* [TASK TO CARRY OUT]: From the entries below, print exactly the span beginning with the line holding "Reproduce this chart with Plotly." and ending with the line holding "import plotly.graph_objects as go", endpoints included, and skip any pictures.
═════ GIVEN DATA ═════
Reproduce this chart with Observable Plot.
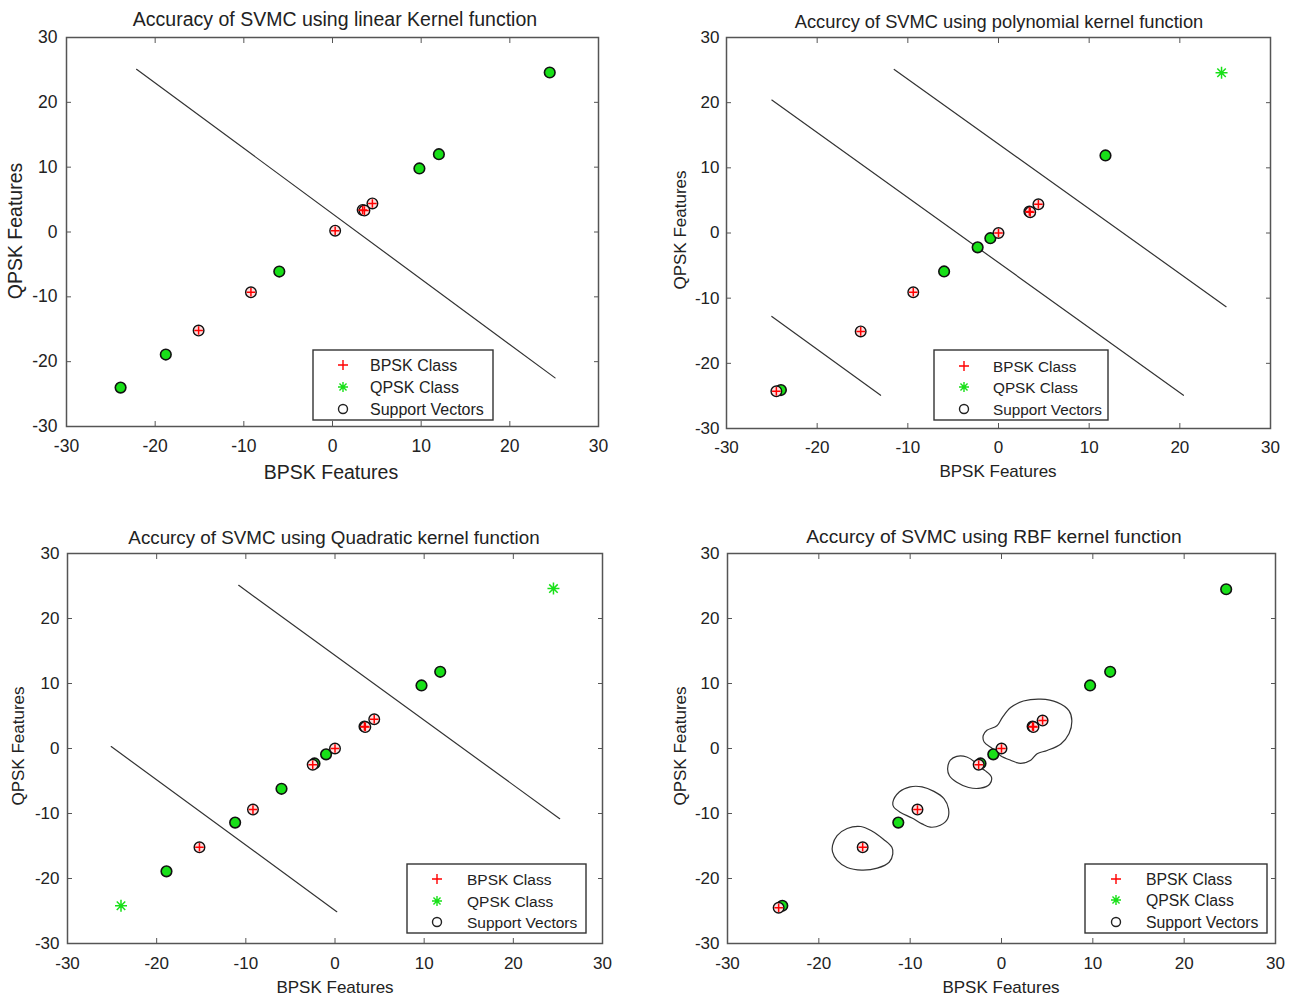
═════
═════ GIVEN DATA ═════
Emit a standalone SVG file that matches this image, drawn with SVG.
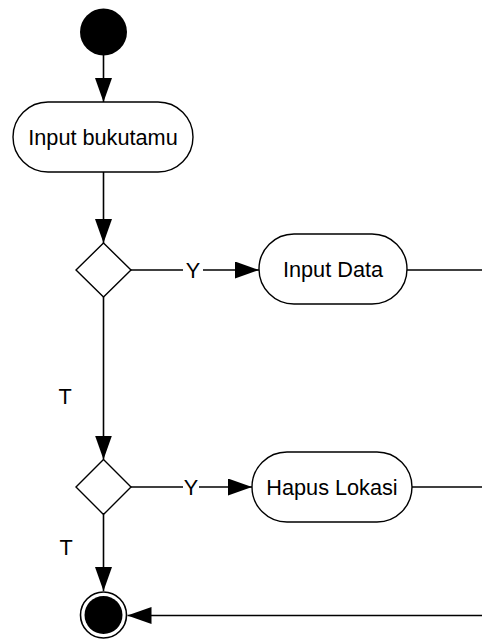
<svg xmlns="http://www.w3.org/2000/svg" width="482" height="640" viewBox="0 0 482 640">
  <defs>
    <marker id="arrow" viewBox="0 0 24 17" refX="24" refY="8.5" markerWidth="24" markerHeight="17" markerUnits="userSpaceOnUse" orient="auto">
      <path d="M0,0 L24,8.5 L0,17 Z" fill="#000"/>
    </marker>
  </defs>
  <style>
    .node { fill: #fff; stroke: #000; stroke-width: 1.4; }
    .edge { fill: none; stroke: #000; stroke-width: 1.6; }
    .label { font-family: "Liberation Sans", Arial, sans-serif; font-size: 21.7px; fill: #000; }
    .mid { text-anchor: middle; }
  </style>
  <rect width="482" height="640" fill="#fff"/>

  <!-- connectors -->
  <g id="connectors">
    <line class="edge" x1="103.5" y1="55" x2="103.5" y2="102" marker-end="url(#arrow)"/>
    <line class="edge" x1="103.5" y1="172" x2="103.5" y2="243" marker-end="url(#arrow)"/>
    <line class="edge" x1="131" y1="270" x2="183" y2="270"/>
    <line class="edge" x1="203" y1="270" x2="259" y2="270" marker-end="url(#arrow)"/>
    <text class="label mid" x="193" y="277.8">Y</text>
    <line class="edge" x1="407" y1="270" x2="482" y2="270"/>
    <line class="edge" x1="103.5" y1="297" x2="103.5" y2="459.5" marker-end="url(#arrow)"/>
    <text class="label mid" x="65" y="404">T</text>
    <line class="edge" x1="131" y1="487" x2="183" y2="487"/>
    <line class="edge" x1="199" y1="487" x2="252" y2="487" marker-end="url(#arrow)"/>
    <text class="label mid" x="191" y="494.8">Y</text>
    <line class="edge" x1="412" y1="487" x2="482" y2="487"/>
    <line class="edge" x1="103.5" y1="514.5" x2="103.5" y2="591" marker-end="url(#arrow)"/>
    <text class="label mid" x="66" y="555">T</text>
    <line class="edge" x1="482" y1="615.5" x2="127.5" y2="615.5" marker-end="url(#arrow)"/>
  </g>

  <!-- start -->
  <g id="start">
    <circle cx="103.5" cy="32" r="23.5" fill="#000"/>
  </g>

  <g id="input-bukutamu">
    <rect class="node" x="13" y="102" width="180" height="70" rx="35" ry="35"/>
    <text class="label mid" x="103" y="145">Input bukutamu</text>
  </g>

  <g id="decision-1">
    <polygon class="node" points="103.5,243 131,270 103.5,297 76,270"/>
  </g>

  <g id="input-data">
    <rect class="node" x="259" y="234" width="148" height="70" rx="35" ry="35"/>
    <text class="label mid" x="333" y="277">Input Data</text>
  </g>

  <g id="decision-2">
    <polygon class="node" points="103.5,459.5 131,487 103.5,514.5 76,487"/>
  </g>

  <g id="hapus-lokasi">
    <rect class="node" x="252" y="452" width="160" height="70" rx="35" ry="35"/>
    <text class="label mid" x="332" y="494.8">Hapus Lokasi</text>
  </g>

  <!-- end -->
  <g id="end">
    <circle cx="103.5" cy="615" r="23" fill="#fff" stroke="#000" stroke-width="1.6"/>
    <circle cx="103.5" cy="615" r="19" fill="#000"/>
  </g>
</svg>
═════
═════ GIVEN DATA ═════
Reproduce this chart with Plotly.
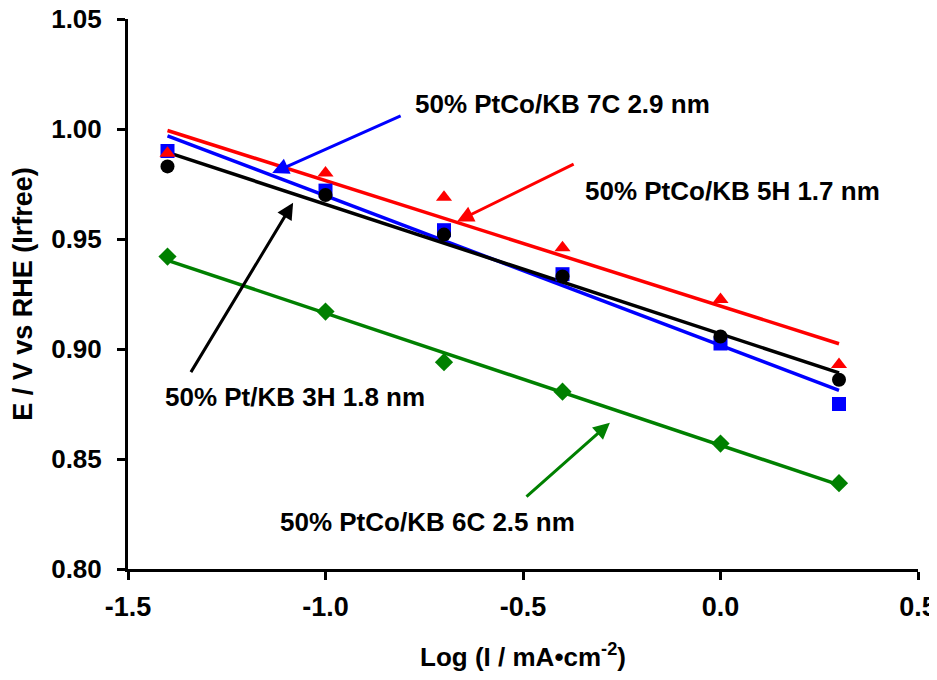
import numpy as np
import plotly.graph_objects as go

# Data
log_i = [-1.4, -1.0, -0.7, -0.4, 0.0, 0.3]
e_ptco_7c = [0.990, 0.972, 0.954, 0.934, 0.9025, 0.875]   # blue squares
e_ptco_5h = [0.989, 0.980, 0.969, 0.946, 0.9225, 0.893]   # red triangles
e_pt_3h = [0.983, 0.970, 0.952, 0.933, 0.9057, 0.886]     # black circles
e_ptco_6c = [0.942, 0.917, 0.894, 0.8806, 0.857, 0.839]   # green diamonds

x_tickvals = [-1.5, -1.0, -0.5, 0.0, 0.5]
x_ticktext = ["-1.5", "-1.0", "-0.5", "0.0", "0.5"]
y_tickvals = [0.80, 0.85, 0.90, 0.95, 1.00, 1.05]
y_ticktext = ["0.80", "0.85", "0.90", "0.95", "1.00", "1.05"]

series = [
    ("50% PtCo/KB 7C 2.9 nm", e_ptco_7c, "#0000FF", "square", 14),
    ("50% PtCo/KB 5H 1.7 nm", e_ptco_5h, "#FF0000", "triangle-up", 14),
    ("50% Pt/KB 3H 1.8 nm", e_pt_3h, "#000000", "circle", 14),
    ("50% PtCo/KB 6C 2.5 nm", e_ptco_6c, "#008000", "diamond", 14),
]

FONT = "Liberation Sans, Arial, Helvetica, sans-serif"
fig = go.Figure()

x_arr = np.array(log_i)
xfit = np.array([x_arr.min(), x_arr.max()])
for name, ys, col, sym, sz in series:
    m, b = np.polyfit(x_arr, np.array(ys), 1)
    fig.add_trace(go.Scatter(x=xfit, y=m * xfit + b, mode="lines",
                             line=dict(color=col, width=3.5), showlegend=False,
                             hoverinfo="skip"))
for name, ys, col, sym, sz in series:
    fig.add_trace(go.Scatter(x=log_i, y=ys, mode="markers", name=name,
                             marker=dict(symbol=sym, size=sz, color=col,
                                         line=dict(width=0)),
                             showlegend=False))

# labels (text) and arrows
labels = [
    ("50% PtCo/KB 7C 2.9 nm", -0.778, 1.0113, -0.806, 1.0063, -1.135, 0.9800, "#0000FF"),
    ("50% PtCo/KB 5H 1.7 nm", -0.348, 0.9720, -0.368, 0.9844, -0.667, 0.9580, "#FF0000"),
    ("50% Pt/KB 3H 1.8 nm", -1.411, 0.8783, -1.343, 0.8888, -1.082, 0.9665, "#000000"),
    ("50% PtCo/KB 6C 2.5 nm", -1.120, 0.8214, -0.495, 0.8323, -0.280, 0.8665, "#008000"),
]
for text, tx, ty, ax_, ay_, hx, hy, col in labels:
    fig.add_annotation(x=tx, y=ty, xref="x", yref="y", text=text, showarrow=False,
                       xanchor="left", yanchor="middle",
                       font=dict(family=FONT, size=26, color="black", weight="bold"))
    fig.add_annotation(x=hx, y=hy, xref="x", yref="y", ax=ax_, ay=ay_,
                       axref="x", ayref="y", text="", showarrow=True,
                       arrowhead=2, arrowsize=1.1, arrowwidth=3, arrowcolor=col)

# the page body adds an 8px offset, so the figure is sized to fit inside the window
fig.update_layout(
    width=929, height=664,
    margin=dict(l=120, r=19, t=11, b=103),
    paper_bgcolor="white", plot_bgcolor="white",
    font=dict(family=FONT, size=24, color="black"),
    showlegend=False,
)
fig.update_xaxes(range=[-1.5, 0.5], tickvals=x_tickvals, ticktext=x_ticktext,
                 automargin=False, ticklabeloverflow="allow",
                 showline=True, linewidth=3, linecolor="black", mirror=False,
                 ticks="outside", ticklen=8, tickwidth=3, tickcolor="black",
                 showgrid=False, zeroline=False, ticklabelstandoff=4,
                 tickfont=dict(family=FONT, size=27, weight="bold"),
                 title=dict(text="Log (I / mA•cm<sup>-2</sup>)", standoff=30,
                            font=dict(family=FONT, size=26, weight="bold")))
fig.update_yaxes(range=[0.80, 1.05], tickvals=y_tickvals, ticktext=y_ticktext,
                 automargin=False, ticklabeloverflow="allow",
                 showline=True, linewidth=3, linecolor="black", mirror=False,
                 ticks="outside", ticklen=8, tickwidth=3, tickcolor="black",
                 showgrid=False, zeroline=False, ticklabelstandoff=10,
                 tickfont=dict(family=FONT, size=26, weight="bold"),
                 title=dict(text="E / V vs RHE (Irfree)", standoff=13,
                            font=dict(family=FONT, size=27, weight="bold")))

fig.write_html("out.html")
═════
* [FULL ANSWER]:
Reproduce this chart with Plotly.
import numpy as np
import plotly.graph_objects as go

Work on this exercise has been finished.